*WORK TO BE COMPLETED:*
Transcribe the records below from the first line to the line that includes "import matplotlib.pyplot as plt", inclusive, and omit the pictures.
----
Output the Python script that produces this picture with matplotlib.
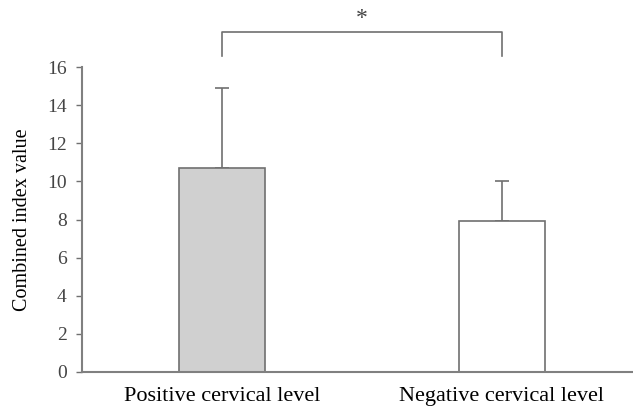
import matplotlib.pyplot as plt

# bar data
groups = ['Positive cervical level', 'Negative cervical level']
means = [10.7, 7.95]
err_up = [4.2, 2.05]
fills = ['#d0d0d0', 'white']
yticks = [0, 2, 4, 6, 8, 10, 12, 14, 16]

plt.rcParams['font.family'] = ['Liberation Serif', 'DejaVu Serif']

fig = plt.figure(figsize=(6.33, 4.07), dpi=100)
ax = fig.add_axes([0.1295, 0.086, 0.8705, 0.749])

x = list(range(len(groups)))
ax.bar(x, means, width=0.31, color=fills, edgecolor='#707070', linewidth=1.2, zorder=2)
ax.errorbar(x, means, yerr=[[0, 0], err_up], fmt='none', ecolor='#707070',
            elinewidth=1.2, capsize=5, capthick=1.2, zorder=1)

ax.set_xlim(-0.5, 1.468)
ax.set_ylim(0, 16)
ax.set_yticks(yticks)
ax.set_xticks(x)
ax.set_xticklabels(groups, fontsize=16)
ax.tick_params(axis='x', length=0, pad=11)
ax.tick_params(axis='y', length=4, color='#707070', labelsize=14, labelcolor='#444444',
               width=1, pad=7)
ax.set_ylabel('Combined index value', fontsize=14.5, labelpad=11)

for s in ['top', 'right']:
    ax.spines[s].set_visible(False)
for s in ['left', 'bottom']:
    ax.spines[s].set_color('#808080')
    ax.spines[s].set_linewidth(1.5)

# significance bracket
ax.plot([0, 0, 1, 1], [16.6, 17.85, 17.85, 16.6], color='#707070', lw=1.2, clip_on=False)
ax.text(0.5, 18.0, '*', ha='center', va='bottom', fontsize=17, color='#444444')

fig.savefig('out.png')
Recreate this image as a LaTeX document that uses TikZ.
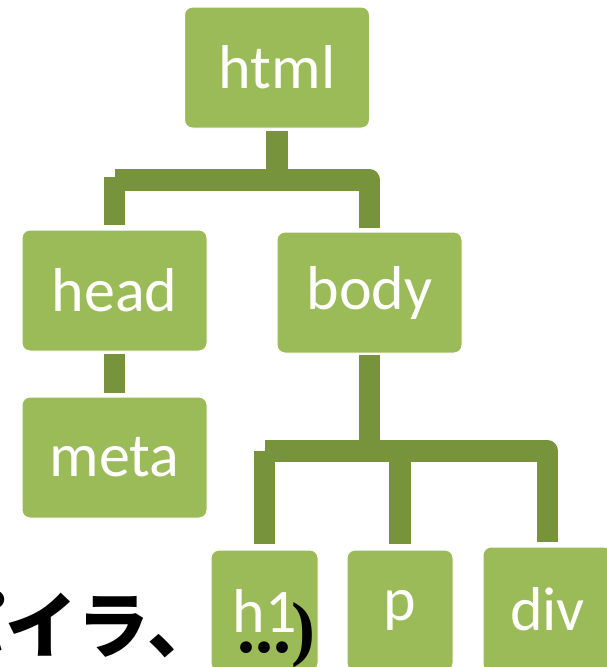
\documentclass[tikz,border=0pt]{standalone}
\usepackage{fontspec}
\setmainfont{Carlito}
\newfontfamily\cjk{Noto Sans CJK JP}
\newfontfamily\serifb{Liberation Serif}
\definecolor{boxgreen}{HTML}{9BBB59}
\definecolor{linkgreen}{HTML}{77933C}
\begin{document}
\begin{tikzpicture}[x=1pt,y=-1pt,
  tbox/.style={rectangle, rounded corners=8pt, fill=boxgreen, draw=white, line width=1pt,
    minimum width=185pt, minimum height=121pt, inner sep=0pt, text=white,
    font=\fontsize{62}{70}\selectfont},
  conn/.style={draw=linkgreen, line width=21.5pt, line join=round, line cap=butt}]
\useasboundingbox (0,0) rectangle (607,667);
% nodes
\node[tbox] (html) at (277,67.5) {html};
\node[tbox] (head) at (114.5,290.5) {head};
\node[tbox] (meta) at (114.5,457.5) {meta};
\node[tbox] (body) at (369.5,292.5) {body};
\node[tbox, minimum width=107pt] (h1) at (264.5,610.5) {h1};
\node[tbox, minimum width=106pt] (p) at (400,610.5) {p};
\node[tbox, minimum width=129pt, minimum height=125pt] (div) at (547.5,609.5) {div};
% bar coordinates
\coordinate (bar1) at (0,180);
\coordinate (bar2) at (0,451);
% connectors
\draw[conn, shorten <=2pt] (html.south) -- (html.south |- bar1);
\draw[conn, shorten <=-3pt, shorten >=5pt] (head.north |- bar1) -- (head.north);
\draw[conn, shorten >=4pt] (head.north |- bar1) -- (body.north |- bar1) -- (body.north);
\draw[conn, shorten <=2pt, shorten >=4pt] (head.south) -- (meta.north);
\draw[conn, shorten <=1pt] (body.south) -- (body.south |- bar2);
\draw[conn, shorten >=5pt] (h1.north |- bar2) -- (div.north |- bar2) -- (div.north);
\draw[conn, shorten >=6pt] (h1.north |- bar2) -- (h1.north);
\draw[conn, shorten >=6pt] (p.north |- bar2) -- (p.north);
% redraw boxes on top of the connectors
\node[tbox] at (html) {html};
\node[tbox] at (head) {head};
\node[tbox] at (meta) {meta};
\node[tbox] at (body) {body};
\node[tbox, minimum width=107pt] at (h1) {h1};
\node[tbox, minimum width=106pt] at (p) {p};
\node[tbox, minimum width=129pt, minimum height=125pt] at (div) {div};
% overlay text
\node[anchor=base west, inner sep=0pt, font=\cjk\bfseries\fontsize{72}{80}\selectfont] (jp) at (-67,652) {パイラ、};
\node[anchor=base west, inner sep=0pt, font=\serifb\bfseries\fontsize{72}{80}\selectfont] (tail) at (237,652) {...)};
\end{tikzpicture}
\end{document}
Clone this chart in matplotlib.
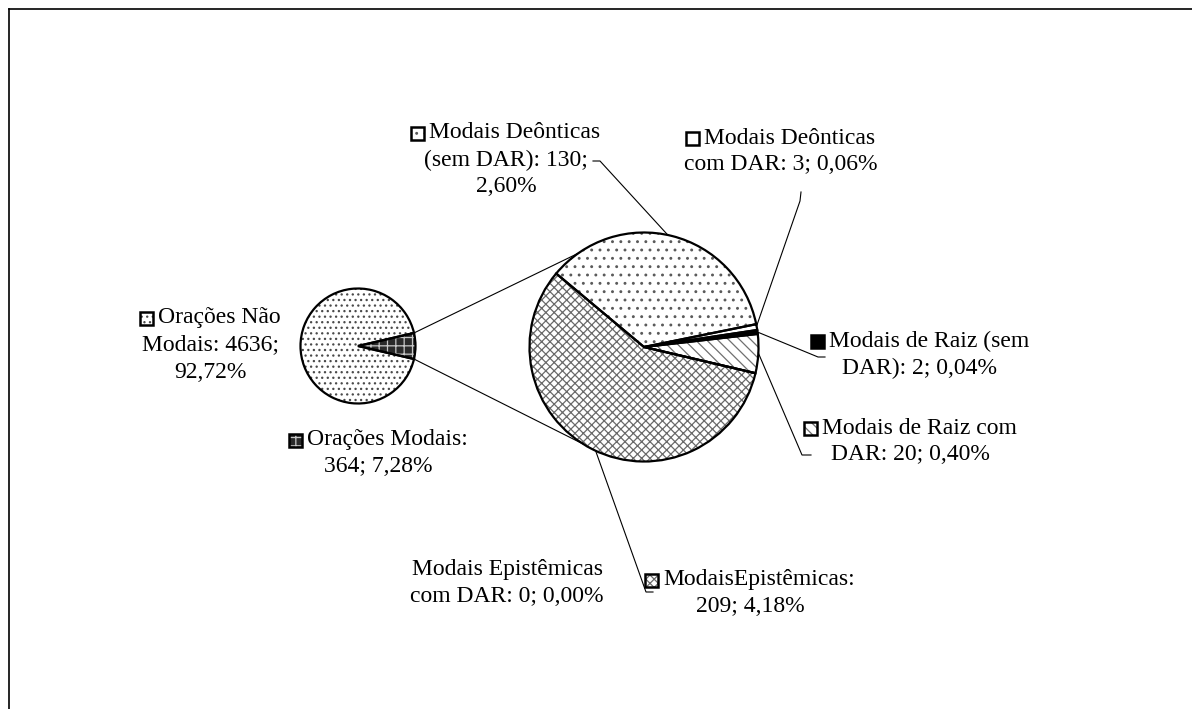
----
*SOLVED PROBLEM:*
Output the Python script that produces this picture with matplotlib.
import matplotlib.pyplot as plt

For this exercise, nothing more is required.